WHAT YOU WILL DO - Where a line holds the word "this", copy that line.

SOURCE DATA -
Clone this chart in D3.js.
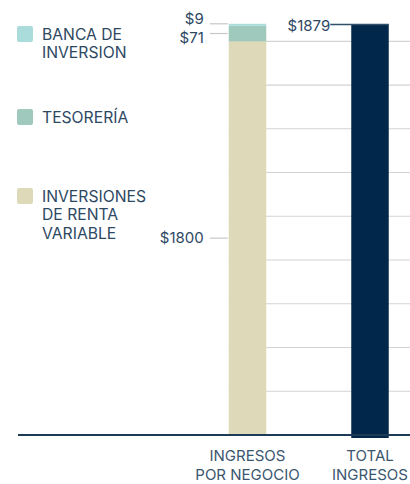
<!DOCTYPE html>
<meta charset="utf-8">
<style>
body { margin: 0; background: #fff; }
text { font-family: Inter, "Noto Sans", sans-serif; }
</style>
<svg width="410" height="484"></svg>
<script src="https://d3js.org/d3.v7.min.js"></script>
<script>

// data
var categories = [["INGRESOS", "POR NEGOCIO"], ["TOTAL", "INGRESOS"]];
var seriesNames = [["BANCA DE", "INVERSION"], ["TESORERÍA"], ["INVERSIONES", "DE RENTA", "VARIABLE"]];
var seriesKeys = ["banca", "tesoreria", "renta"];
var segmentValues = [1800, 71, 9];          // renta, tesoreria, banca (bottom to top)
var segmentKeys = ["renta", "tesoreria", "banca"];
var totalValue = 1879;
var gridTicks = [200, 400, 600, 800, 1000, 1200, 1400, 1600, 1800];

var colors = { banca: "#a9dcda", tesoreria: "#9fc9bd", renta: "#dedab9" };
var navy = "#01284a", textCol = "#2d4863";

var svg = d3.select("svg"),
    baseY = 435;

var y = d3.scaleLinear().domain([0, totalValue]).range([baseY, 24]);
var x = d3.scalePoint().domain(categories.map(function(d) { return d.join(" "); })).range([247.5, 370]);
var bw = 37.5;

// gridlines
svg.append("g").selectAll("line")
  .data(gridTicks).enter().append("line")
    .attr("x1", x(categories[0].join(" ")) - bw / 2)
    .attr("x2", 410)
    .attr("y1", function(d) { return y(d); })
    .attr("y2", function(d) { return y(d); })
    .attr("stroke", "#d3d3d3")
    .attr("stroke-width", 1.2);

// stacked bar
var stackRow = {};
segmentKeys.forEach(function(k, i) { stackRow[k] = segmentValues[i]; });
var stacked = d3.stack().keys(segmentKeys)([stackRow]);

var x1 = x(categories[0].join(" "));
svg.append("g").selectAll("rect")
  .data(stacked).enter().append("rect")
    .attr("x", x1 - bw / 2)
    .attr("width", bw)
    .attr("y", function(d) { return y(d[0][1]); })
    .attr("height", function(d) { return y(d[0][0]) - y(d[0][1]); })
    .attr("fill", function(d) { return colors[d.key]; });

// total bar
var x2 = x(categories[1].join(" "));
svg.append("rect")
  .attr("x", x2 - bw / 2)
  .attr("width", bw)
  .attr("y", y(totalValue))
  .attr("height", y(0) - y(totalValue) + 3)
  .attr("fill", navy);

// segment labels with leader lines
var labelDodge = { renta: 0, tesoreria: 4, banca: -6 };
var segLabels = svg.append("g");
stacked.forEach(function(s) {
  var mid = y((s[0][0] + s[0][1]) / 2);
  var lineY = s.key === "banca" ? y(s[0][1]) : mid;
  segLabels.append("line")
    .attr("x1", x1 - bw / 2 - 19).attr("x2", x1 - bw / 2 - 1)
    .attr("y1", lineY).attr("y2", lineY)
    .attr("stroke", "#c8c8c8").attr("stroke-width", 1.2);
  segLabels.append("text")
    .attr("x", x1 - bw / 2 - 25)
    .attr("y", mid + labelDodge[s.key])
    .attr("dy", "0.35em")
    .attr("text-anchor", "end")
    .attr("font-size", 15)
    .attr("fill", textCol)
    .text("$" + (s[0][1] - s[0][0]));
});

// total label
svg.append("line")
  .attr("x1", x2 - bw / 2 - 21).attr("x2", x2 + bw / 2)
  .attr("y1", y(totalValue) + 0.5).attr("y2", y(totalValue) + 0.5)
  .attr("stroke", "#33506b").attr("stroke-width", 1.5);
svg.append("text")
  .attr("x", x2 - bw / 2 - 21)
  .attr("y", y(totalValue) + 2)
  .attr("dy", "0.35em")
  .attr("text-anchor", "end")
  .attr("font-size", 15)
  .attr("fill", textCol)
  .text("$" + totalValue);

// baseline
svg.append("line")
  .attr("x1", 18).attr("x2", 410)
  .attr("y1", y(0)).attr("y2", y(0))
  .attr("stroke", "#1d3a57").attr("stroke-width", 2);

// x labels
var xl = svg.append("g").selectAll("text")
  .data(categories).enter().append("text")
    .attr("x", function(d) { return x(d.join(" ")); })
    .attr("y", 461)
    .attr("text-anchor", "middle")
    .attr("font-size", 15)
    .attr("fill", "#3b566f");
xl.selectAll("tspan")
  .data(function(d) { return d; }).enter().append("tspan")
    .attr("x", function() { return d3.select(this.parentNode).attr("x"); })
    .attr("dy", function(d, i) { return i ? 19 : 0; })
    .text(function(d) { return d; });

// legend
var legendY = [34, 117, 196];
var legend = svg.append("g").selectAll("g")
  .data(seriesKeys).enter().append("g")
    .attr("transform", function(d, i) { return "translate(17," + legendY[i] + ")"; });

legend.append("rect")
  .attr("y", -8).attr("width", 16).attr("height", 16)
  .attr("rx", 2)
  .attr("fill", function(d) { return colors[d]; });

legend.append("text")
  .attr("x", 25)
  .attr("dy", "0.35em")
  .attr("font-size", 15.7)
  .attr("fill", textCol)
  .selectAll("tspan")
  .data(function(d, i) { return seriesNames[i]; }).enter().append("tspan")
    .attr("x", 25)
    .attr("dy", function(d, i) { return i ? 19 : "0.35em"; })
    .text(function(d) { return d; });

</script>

FINAL RESULT -
Clone this chart in D3.js.
    .attr("x", function() { return d3.select(this.parentNode).attr("x"); })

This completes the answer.